------ STORED ROWS ------

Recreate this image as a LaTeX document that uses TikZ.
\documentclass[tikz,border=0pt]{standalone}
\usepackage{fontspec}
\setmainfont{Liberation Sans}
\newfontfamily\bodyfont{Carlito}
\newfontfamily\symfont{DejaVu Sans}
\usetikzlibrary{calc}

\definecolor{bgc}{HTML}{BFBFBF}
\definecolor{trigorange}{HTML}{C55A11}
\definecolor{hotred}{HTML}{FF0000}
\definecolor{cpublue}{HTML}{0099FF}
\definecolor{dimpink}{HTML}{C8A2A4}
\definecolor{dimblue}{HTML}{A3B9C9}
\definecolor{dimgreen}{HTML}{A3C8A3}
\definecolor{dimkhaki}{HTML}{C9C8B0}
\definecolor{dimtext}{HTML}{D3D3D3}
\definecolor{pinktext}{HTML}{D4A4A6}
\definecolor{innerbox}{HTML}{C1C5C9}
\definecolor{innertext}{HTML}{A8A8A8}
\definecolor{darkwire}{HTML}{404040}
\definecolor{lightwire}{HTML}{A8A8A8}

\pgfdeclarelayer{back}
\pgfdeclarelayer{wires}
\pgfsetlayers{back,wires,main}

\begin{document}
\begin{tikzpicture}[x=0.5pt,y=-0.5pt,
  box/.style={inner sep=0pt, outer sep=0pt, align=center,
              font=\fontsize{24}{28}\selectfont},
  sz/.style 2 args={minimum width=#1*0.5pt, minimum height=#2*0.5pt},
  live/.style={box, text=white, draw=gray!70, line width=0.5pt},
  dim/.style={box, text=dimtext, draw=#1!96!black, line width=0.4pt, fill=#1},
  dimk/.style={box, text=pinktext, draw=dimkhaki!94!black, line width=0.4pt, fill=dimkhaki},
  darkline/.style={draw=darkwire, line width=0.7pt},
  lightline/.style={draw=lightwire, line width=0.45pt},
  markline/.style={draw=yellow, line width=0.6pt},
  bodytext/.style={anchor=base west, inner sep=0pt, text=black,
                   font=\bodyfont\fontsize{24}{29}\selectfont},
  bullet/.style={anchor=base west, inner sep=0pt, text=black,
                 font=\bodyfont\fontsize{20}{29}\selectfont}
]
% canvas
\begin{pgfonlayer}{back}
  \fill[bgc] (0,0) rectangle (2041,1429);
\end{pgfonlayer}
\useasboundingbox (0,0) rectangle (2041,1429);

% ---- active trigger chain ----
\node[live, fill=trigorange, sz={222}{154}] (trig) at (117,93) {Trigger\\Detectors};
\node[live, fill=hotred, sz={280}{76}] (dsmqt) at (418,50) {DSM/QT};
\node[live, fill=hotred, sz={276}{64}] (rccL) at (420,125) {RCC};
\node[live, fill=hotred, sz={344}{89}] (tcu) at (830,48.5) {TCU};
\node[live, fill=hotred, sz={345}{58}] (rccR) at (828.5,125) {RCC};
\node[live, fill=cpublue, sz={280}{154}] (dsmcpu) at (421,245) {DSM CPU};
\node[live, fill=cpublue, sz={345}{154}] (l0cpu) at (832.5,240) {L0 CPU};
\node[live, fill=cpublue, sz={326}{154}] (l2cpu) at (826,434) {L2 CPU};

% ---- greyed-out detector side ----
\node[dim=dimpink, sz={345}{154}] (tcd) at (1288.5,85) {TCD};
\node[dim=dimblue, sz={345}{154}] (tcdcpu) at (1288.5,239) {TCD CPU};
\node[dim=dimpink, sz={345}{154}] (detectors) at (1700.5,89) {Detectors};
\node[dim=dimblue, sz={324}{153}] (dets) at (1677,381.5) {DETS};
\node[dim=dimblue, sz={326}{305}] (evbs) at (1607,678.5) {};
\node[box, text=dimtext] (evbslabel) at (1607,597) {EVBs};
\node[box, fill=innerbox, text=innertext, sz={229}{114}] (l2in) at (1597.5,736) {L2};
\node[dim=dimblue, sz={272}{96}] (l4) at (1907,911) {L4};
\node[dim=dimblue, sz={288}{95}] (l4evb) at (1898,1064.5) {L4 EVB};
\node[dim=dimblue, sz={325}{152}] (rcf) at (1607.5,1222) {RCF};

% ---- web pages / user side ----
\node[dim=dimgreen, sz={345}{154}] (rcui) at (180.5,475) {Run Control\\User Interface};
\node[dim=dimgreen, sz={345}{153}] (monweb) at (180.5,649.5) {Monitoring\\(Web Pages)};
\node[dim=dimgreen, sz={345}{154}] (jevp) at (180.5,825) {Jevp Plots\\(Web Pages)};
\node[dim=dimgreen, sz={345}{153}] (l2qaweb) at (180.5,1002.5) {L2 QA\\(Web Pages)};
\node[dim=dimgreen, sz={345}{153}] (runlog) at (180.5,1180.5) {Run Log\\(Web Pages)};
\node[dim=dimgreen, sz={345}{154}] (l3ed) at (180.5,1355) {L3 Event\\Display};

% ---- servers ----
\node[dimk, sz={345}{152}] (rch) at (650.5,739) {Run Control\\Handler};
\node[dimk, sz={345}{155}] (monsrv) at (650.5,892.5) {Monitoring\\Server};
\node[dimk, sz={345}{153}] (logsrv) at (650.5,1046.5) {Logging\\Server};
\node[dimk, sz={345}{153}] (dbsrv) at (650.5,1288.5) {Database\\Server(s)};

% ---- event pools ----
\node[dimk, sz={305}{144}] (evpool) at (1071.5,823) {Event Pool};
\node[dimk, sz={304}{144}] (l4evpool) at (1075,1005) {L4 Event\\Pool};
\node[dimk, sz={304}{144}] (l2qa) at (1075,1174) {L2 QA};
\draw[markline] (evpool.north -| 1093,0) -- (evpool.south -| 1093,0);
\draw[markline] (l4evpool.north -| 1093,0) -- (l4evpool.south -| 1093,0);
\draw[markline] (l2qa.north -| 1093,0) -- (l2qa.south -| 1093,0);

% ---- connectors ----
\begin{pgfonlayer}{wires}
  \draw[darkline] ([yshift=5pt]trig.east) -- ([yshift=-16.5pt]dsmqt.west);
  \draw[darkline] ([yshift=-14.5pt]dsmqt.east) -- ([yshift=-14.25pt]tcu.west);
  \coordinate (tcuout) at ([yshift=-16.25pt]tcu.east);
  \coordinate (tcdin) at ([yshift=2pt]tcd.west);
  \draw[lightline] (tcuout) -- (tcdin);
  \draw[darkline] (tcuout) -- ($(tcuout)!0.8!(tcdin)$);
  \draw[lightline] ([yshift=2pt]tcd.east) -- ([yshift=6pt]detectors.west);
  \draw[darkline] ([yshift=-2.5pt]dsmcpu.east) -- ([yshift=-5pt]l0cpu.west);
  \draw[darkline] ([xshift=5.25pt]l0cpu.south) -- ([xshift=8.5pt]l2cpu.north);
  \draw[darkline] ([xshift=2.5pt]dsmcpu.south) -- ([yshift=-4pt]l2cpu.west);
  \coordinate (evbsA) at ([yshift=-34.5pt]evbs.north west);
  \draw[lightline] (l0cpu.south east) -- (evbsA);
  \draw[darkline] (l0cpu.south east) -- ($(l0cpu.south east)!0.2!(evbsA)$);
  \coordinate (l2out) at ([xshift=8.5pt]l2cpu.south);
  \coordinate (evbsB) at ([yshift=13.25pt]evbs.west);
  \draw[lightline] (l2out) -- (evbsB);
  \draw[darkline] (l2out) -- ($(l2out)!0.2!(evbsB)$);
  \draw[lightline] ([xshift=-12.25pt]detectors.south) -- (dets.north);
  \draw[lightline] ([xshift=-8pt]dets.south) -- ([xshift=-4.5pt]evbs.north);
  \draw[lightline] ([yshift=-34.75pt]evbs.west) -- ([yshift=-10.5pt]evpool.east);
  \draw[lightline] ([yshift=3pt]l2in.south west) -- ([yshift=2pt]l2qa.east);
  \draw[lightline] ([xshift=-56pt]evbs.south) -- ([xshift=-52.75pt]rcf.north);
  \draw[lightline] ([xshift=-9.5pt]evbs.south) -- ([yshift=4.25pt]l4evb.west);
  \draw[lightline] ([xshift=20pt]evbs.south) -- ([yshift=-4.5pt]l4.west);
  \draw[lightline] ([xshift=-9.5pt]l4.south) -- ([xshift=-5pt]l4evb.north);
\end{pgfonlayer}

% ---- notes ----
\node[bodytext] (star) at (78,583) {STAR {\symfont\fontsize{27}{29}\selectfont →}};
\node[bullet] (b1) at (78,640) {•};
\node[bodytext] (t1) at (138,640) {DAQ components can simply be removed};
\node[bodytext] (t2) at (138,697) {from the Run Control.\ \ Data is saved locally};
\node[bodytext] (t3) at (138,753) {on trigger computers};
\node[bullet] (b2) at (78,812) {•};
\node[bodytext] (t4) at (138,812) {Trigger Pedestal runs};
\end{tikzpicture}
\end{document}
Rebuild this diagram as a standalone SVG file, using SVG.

------

From the listing, copy each line containing the word "this".

Recreate this image as a LaTeX document that uses TikZ.
Rebuild this diagram as a standalone SVG file, using SVG.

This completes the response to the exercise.